No. 42 – Miami Dolphins
- Position: Linebacker
- Roster status: Active

Personal information
- Born: July 2, 2002 (age 24) Memphis, Tennessee, U.S.
- Listed height: 6 ft 2 in (1.88 m)
- Listed weight: 229 lb (104 kg)

Career information
- High school: Little Rock Christian (Little Rock, Arkansas)
- College: Arkansas (2020–2022) UNLV (2023–2024)
- NFL draft: 2025: undrafted

Career history
- Seattle Seahawks (2025)*; Houston Texans (2025); Miami Dolphins (2025–present);
- * Offseason or practice squad member only

Awards and highlights
- MW Defensive Player of the Year (2024); 2× First-team All-MW (2023, 2024);

Career NFL statistics as of 2025
- Total tackles: 2
- Stats at Pro Football Reference

= Jackson Woodard =

American football player (born 2002)

Ernest Jackson Woodard (born July 2, 2002) is an American professional football linebacker for the Miami Dolphins of the National Football League (NFL). He played college football for the Arkansas Razorbacks and UNLV Rebels.

== Early life ==
Woodard attended Little Rock Christian Academy in Little Rock, Arkansas. He was an unranked recruit and received offers from schools such as Southern Nazarene and VMI. However, Woodard decided to commit to play college football for the Arkansas Razorbacks as a preferred walk-on.

== College career ==
=== Arkansas ===
In three seasons at Arkansas from 2020 to 2022, Woodard played in 28 games where he totaled 16 tackles, and a pass deflection. After the 2022 season, he entered his name into the NCAA transfer portal.

=== UNLV ===
Woodard transferred to play for the UNLV Rebels. In his first season with UNLV in 2023, he had a breakout season notching 116 tackles with nine being for a loss, two and a half sacks, four pass deflections, and an interception.
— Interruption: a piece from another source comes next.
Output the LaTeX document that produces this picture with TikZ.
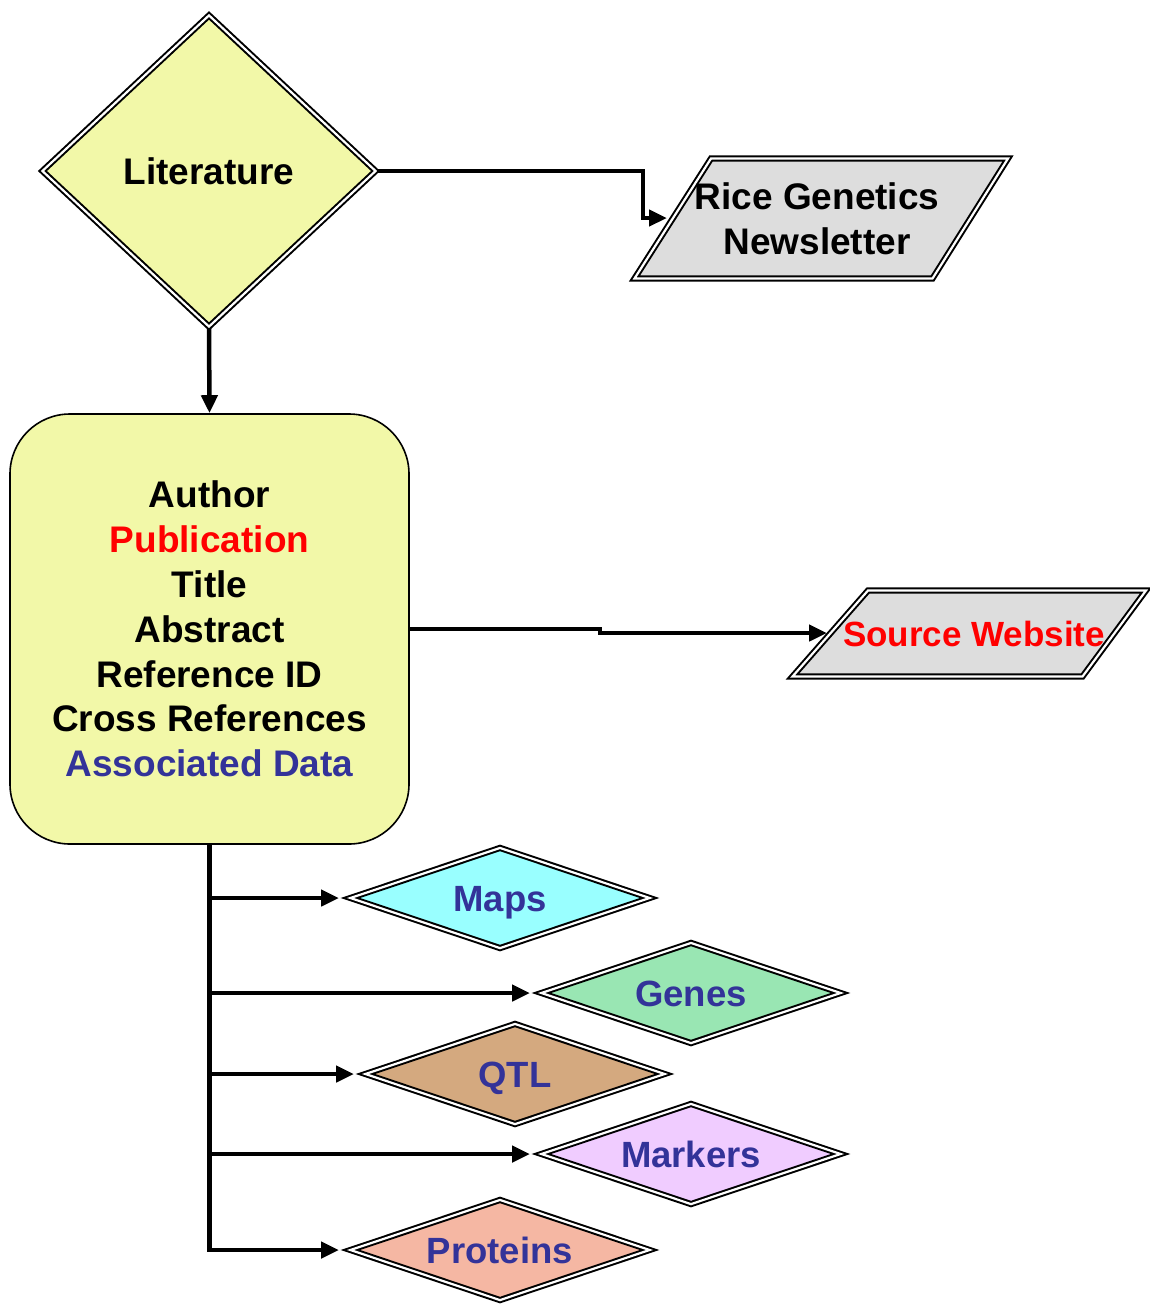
\documentclass[tikz,border=0pt]{standalone}
\usepackage{fontspec}
\setmainfont{Liberation Sans}
\usetikzlibrary{shapes.geometric,arrows.meta}
\definecolor{yellowfill}{HTML}{F2F8A8}
\definecolor{grayfill}{HTML}{DDDDDD}
\definecolor{cyanfill}{HTML}{99FFFF}
\definecolor{greenfill}{HTML}{99E6B3}
\definecolor{tanfill}{HTML}{D4A97F}
\definecolor{lavfill}{HTML}{F0CCFF}
\definecolor{salmonfill}{HTML}{F5B7A3}
\definecolor{navytext}{HTML}{333399}
\definecolor{redtext}{HTML}{FF0000}
\begin{document}
\begin{tikzpicture}[x=1pt,y=-1pt,
  txt/.style={font=\bfseries\fontsize{37}{44.8}\selectfont, inner sep=0pt},
  dbl/.style={draw=black, line width=2pt, double=white, double distance=2.2pt, line join=miter},
  flatdia/.style={dbl, diamond, shape aspect=3, inner sep=0pt, minimum width=300pt, minimum height=101pt,
     text height=26pt, text depth=0pt,
     font=\bfseries\fontsize{36.5}{44.8}\selectfont, text=navytext},
  conn/.style={draw=black, line width=4.5pt, line join=miter, -{Triangle[length=18pt,width=16pt]}},
  feed/.style={conn, shorten >=10pt}
]
\useasboundingbox (0,0) rectangle (1150,1304);

% Literature diamond
\node[dbl, diamond, fill=yellowfill, inner sep=0pt, minimum width=334pt, minimum height=312pt,
      txt] (lit) at (209,171) {Literature};

% Rice Genetics Newsletter parallelogram
\draw[dbl, fill=grayfill] (711,158.5) -- (1008,158.5) -- (932.5,278.5) -- (634.5,278.5) -- cycle;
\node[txt, align=center] (news) at (817,219) {Rice Genetics\\Newsletter};
\coordinate (newsL) at (667,218);
\coordinate (bend) at (643,218);

% Author box
\node[draw=black, line width=1.6pt, fill=yellowfill, rounded corners=60pt,
      minimum width=399pt, minimum height=430pt, align=center, txt] (author) at (209.5,629)
  {Author\\ \textcolor{redtext}{Publication}\\ Title\\ Abstract\\ Reference ID\\ Cross References\\ \textcolor{navytext}{Associated Data}};

% Source Website parallelogram
\draw[dbl, fill=grayfill] (868,590.5) -- (1146,590.5) -- (1082.5,676.5) -- (792.5,676.5) -- cycle;
\node[txt, font=\bfseries\fontsize{35}{40}\selectfont, text=redtext] (src) at (974,634) {Source Website};
\coordinate (srcL) at (827,633);
\coordinate (jog) at (600,633);

% Data diamonds
\node[flatdia, fill=cyanfill]   (maps)     at (500,898)  {Maps};
\node[flatdia, fill=greenfill]  (genes)    at (691,993)  {Genes};
\node[flatdia, fill=tanfill]    (qtl)      at (515,1074) {QTL};
\node[flatdia, fill=lavfill]    (markers)  at (691,1154) {Markers};
\node[flatdia, fill=salmonfill] (proteins) at (500,1250) {Proteins};

% Connectors
\draw[conn] (lit.east) -| (bend) -- (newsL);
\draw[conn] (lit.south) -- (author.north);
\draw[conn] (author.east) -| (jog) -- (srcL);
\draw[feed] (author.south) |- (proteins.west);
\draw[feed] (author.south |- maps.west) -- (maps.west);
\draw[feed] (author.south |- genes.west) -- (genes.west);
\draw[feed] (author.south |- qtl.west) -- (qtl.west);
\draw[feed] (author.south |- markers.west) -- (markers.west);
\end{tikzpicture}
\end{document}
In the 2024 season opener, Woodard was named the Mountain West Conference defensive player of the week after posting 11 tackles with four being for a loss, three sacks, and a pass deflection in a win over Houston.

==Professional career==

Pre-draft measurables
| Height | Weight | Arm length | Hand span | Wingspan | 40-yard dash | 10-yard split | 20-yard split | 20-yard shuttle | Three-cone drill | Vertical jump | Broad jump | Bench press |
| 6 ft 2 in (1.88 m) | 234 lb (106 kg) | 31 in (0.79 m) | 9 in (0.23 m) | 6 ft 5+5⁄8 in (1.97 m) | 4.87 s | 1.71 s | 2.77 s | 4.50 s | 7.44 s | 36.0 in (0.91 m) | 9 ft 9 in (2.97 m) | 21 reps |
All values from NFL Combine/Pro Day

===Seattle Seahawks===
Woodard signed with the Seattle Seahawks as an undrafted free agent on May 2, 2025. He was waived four days later.

===Houston Texans===
On May 7, 2025, Woodard was claimed off waivers by the Houston Texans. He was waived on August 26 as part of final roster cuts, and re-signed to the practice squad. On November 20, the Texans added Woodard to their roster as a standard gameday practice squad elevation.

===Miami Dolphins===
On December 17, 2025, Woodard was signed by the Miami Dolphins off the Texans practice squad.